Quote each line of the material verbatim, without the pictures.

::::::::

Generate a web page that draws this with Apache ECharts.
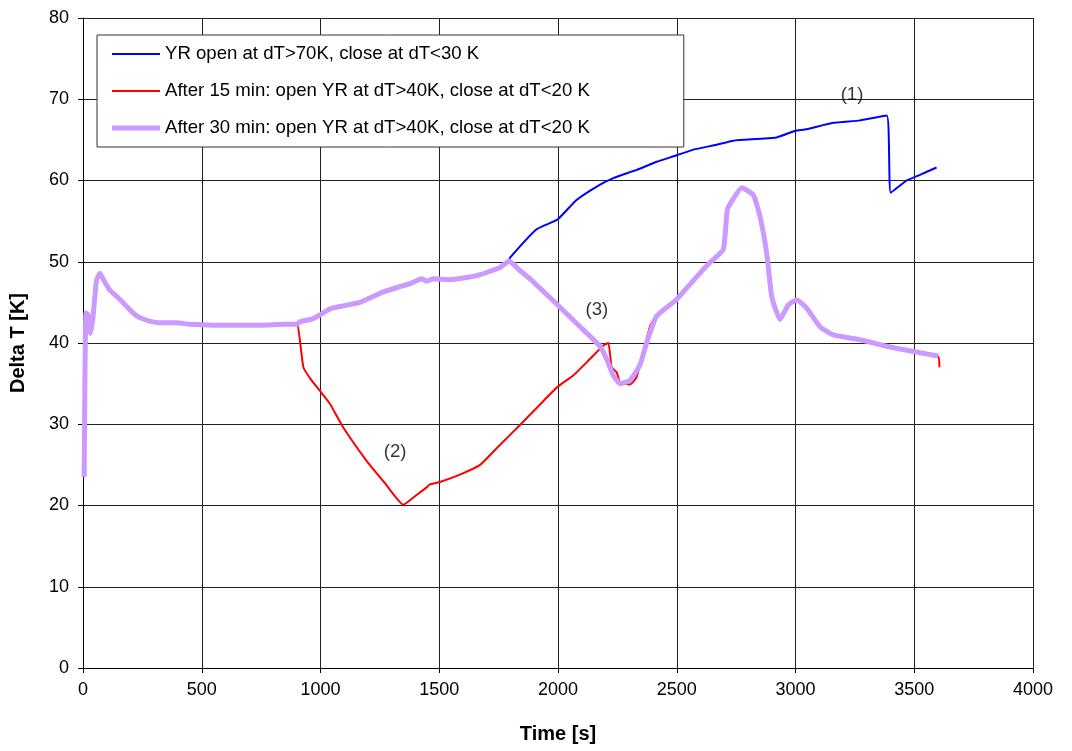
<!DOCTYPE html>
<html>
<head>
<meta charset="utf-8">
<script src="https://cdn.jsdelivr.net/npm/echarts@6/dist/echarts.min.js"></script>
<style>
html,body{margin:0;padding:0;background:#fff;}
#chart{width:1072px;height:751px;}
</style>
</head>
<body>
<div id="chart"></div>
<script>
// ---- Data (time [s], delta T [K]) ----
const seriesNames = [
  'YR open at dT>70K, close at dT<30 K',
  'After 15 min: open YR at dT>40K, close at dT<20 K',
  'After 30 min: open YR at dT>40K, close at dT<20 K'
];
const xTicks = [0, 500, 1000, 1500, 2000, 2500, 3000, 3500, 4000];
const yTicks = [0, 10, 20, 30, 40, 50, 60, 70, 80];

// shared start of all three runs (0 - 900 s)
const sharedStart = [
  [5,23.5],[12,43.7],[21,43.5],[27,41.8],[32,41.2],[42,43.2],[57,47.7],[71,48.6],
  [90,47.6],[113,46.5],[150,45.5],[184,44.5],[215,43.6],[240,43.1],[280,42.7],
  [324,42.5],[394,42.5],[450,42.3],[550,42.2],[650,42.2],[750,42.2],[850,42.3],[900,42.3]
];
// shared 900 - 1794 s (blue & purple)
const sharedMid = [
  [913,42.6],[970,43.0],[1000,43.5],[1040,44.2],[1100,44.6],[1166,45.0],[1265,46.3],
  [1377,47.3],[1426,47.9],[1447,47.6],[1475,47.9],[1545,47.8],[1658,48.3],[1756,49.3],[1794,50.1]
];
const blueBranch = [
  [1798,50.5],[1910,54.0],[1998,55.2],[2078,57.6],[2177,59.5],[2233,60.3],[2331,61.3],
  [2415,62.3],[2500,63.1],[2570,63.8],[2668,64.4],[2738,64.9],[2920,65.3],[2997,66.1],
  [3046,66.3],[3159,67.1],[3272,67.4],[3384,68.0],[3401,58.5],[3468,60.0],[3524,60.7],[3594,61.6]
];
const purpleBranch = [
  [1840,48.9],[1882,47.9],[1980,45.2],[2093,42.0],[2177,39.6],[2205,38.0],[2233,36.0],
  [2261,35.0],[2303,35.4],[2345,37.3],[2373,40.0],[2415,43.3],[2497,45.3],[2598,48.6],
  [2640,49.9],[2696,51.5],[2713,56.4],[2739,57.8],[2774,59.1],[2823,58.2],[2851,55.5],
  [2879,51.0],[2900,45.7],[2935,42.9],[2970,44.7],[3005,45.3],[3047,44.3],[3103,42.0],
  [3159,41.0],[3272,40.4],[3384,39.6],[3524,38.8],[3601,38.4]
];
const redBranch = [
  [928,37.0],[960,35.5],[998,34.1],[1040,32.5],[1096,29.6],[1194,25.5],[1270,22.8],
  [1349,20.1],[1400,21.2],[1446,22.2],[1460,22.6],[1503,22.9],[1587,23.8],[1672,25.0],
  [1750,27.3],[1840,29.9],[1920,32.3],[1998,34.6],[2064,36.0],[2130,37.9],[2191,39.7],
  [2212,40.0],[2226,37.0],[2247,36.4],[2261,35.2],[2303,34.9],[2331,35.8],[2387,42.0],
  [2415,43.4],[2497,45.2],[2598,48.5],[2640,49.8],[2696,51.4],[2713,56.3],[2739,57.8],
  [2774,59.2],[2823,58.3],[2851,55.6],[2879,51.1],[2900,45.8],[2935,42.9],[2970,44.6],
  [3005,45.3],[3047,44.4],[3103,42.1],[3159,41.0],[3272,40.5],[3384,39.6],[3524,38.8],
  [3601,38.3],[3606,37.0]
];
const annotations = [
  {text:'(1)', t:3238, v:70.5},
  {text:'(2)', t:1314, v:26.6},
  {text:'(3)', t:2164, v:44.1}
];

const blueData = sharedStart.concat(sharedMid, blueBranch);
const redData = sharedStart.concat(redBranch);
const purpleData = sharedStart.concat(sharedMid, purpleBranch);

const colors = ['#0000FF', '#FF0000', '#CC99FF'];
const widths = [2, 2, 5];

const font = 'Arial, "Liberation Sans", sans-serif';
const chart = echarts.init(document.getElementById('chart'), null, {renderer:'canvas'});
chart.setOption({
  animation:false,
  backgroundColor:'#fff',
  grid:{left:83, right:39, top:18, bottom:83, containLabel:false},
  legend:{
    orient:'vertical', left:97, top:35,
    data:seriesNames.map((n,i)=>({
      name:n,
      icon:'path://M0,0H48V' + widths[i] + 'H0Z',
      itemStyle:{color:colors[i], borderWidth:0}
    })),
    symbolKeepAspect:true,
    backgroundColor:'#fff', borderColor:'#333', borderWidth:1,
    padding:[9,94,9,15],
    itemWidth:48, itemHeight:14, itemGap:17,
    textStyle:{fontFamily:font, fontSize:18.6, color:'#000', lineHeight:20}
  },
  xAxis:{
    type:'value', min:0, max:4000, interval:500,
    name:'Time [s]', nameLocation:'middle', nameGap:56,
    nameTextStyle:{fontFamily:font, fontSize:20, fontWeight:'bold', color:'#000'},
    axisLine:{show:true, onZero:false, lineStyle:{color:'#000', width:1}},
    axisTick:{show:true, inside:false, length:5, lineStyle:{color:'#000'}},
    axisLabel:{fontFamily:font, fontSize:18, color:'#000', margin:13,
      formatter:v=>xTicks.includes(v)?String(v):''},
    splitLine:{show:true, lineStyle:{color:'#222', width:1}}
  },
  yAxis:{
    type:'value', min:0, max:80, interval:10,
    name:'Delta T [K]', nameLocation:'middle', nameGap:55, nameRotate:90,
    nameTextStyle:{fontFamily:font, fontSize:20, fontWeight:'bold', color:'#000'},
    axisLine:{show:true, onZero:false, lineStyle:{color:'#000', width:1}},
    axisTick:{show:true, inside:false, length:5, lineStyle:{color:'#000'}},
    axisLabel:{fontFamily:font, fontSize:18, color:'#000', margin:14,
      formatter:v=>yTicks.includes(v)?String(v):''},
    splitLine:{show:true, lineStyle:{color:'#222', width:1}}
  },
  series:[
    {name:seriesNames[0], type:'line', data:blueData, symbol:'none', smooth:0.15,
      lineStyle:{color:colors[0], width:widths[0]}, itemStyle:{color:colors[0]}, z:3},
    {name:seriesNames[1], type:'line', data:redData, symbol:'none', smooth:0.15,
      lineStyle:{color:colors[1], width:widths[1]}, itemStyle:{color:colors[1]}, z:4},
    {name:seriesNames[2], type:'line', data:purpleData, symbol:'none', smooth:0.15,
      lineStyle:{color:colors[2], width:widths[2]}, itemStyle:{color:colors[2]}, z:5},
    {name:'annotations', type:'scatter', symbolSize:0, z:6, silent:true,
      data:annotations.map(a=>({value:[a.t,a.v], name:a.text})),
      label:{show:true, position:'inside', formatter:p=>p.name,
        fontFamily:font, fontSize:18.6, color:'#000'}}
  ]
});
</script>
</body>
</html>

::::::::

** Result for this task **
Generate a web page that draws this with Apache ECharts.
<!DOCTYPE html>
<html>
<head>
<meta charset="utf-8">
<script src="https://cdn.jsdelivr.net/npm/echarts@6/dist/echarts.min.js"></script>
<style>
html,body{margin:0;padding:0;background:#fff;}
#chart{width:1072px;height:751px;}
</style>
</head>
<body>
<div id="chart"></div>
<script>
// ---- Data (time [s], delta T [K]) ----
const seriesNames = [
  'YR open at dT>70K, close at dT<30 K',
  'After 15 min: open YR at dT>40K, close at dT<20 K',
  'After 30 min: open YR at dT>40K, close at dT<20 K'
];
const xTicks = [0, 500, 1000, 1500, 2000, 2500, 3000, 3500, 4000];
const yTicks = [0, 10, 20, 30, 40, 50, 60, 70, 80];

// shared start of all three runs (0 - 900 s)
const sharedStart = [
  [5,23.5],[12,43.7],[21,43.5],[27,41.8],[32,41.2],[42,43.2],[57,47.7],[71,48.6],
  [90,47.6],[113,46.5],[150,45.5],[184,44.5],[215,43.6],[240,43.1],[280,42.7],
  [324,42.5],[394,42.5],[450,42.3],[550,42.2],[650,42.2],[750,42.2],[850,42.3],[900,42.3]
];
// shared 900 - 1794 s (blue & purple)
const sharedMid = [
  [913,42.6],[970,43.0],[1000,43.5],[1040,44.2],[1100,44.6],[1166,45.0],[1265,46.3],
  [1377,47.3],[1426,47.9],[1447,47.6],[1475,47.9],[1545,47.8],[1658,48.3],[1756,49.3],[1794,50.1]
];
const blueBranch = [
  [1798,50.5],[1910,54.0],[1998,55.2],[2078,57.6],[2177,59.5],[2233,60.3],[2331,61.3],
  [2415,62.3],[2500,63.1],[2570,63.8],[2668,64.4],[2738,64.9],[2920,65.3],[2997,66.1],
  [3046,66.3],[3159,67.1],[3272,67.4],[3384,68.0],[3401,58.5],[3468,60.0],[3524,60.7],[3594,61.6]
];
const purpleBranch = [
  [1840,48.9],[1882,47.9],[1980,45.2],[2093,42.0],[2177,39.6],[2205,38.0],[2233,36.0],
  [2261,35.0],[2303,35.4],[2345,37.3],[2373,40.0],[2415,43.3],[2497,45.3],[2598,48.6],
  [2640,49.9],[2696,51.5],[2713,56.4],[2739,57.8],[2774,59.1],[2823,58.2],[2851,55.5],
  [2879,51.0],[2900,45.7],[2935,42.9],[2970,44.7],[3005,45.3],[3047,44.3],[3103,42.0],
  [3159,41.0],[3272,40.4],[3384,39.6],[3524,38.8],[3601,38.4]
];
const redBranch = [
  [928,37.0],[960,35.5],[998,34.1],[1040,32.5],[1096,29.6],[1194,25.5],[1270,22.8],
  [1349,20.1],[1400,21.2],[1446,22.2],[1460,22.6],[1503,22.9],[1587,23.8],[1672,25.0],
  [1750,27.3],[1840,29.9],[1920,32.3],[1998,34.6],[2064,36.0],[2130,37.9],[2191,39.7],
  [2212,40.0],[2226,37.0],[2247,36.4],[2261,35.2],[2303,34.9],[2331,35.8],[2387,42.0],
  [2415,43.4],[2497,45.2],[2598,48.5],[2640,49.8],[2696,51.4],[2713,56.3],[2739,57.8],
  [2774,59.2],[2823,58.3],[2851,55.6],[2879,51.1],[2900,45.8],[2935,42.9],[2970,44.6],
  [3005,45.3],[3047,44.4],[3103,42.1],[3159,41.0],[3272,40.5],[3384,39.6],[3524,38.8],
  [3601,38.3],[3606,37.0]
];
const annotations = [
  {text:'(1)', t:3238, v:70.5},
  {text:'(2)', t:1314, v:26.6},
  {text:'(3)', t:2164, v:44.1}
];

const blueData = sharedStart.concat(sharedMid, blueBranch);
const redData = sharedStart.concat(redBranch);
const purpleData = sharedStart.concat(sharedMid, purpleBranch);

const colors = ['#0000FF', '#FF0000', '#CC99FF'];
const widths = [2, 2, 5];

const font = 'Arial, "Liberation Sans", sans-serif';
const chart = echarts.init(document.getElementById('chart'), null, {renderer:'canvas'});
chart.setOption({
  animation:false,
  backgroundColor:'#fff',
  grid:{left:83, right:39, top:18, bottom:83, containLabel:false},
  legend:{
    orient:'vertical', left:97, top:35,
    data:seriesNames.map((n,i)=>({
      name:n,
      icon:'path://M0,0H48V' + widths[i] + 'H0Z',
      itemStyle:{color:colors[i], borderWidth:0}
    })),
    symbolKeepAspect:true,
    backgroundColor:'#fff', borderColor:'#333', borderWidth:1,
    padding:[9,94,9,15],
    itemWidth:48, itemHeight:14, itemGap:17,
    textStyle:{fontFamily:font, fontSize:18.6, color:'#000', lineHeight:20}
  },
  xAxis:{
    type:'value', min:0, max:4000, interval:500,
    name:'Time [s]', nameLocation:'middle', nameGap:56,
    nameTextStyle:{fontFamily:font, fontSize:20, fontWeight:'bold', color:'#000'},
    axisLine:{show:true, onZero:false, lineStyle:{color:'#000', width:1}},
    axisTick:{show:true, inside:false, length:5, lineStyle:{color:'#000'}},
    axisLabel:{fontFamily:font, fontSize:18, color:'#000', margin:13,
      formatter:v=>xTicks.includes(v)?String(v):''},
    splitLine:{show:true, lineStyle:{color:'#222', width:1}}
  },
  yAxis:{
    type:'value', min:0, max:80, interval:10,
    name:'Delta T [K]', nameLocation:'middle', nameGap:55, nameRotate:90,
    nameTextStyle:{fontFamily:font, fontSize:20, fontWeight:'bold', color:'#000'},
    axisLine:{show:true, onZero:false, lineStyle:{color:'#000', width:1}},
    axisTick:{show:true, inside:false, length:5, lineStyle:{color:'#000'}},
    axisLabel:{fontFamily:font, fontSize:18, color:'#000', margin:14,
      formatter:v=>yTicks.includes(v)?String(v):''},
    splitLine:{show:true, lineStyle:{color:'#222', width:1}}
  },
  series:[
    {name:seriesNames[0], type:'line', data:blueData, symbol:'none', smooth:0.15,
      lineStyle:{color:colors[0], width:widths[0]}, itemStyle:{color:colors[0]}, z:3},
    {name:seriesNames[1], type:'line', data:redData, symbol:'none', smooth:0.15,
      lineStyle:{color:colors[1], width:widths[1]}, itemStyle:{color:colors[1]}, z:4},
    {name:seriesNames[2], type:'line', data:purpleData, symbol:'none', smooth:0.15,
      lineStyle:{color:colors[2], width:widths[2]}, itemStyle:{color:colors[2]}, z:5},
    {name:'annotations', type:'scatter', symbolSize:0, z:6, silent:true,
      data:annotations.map(a=>({value:[a.t,a.v], name:a.text})),
      label:{show:true, position:'inside', formatter:p=>p.name,
        fontFamily:font, fontSize:18.6, color:'#000'}}
  ]
});
</script>
</body>
</html>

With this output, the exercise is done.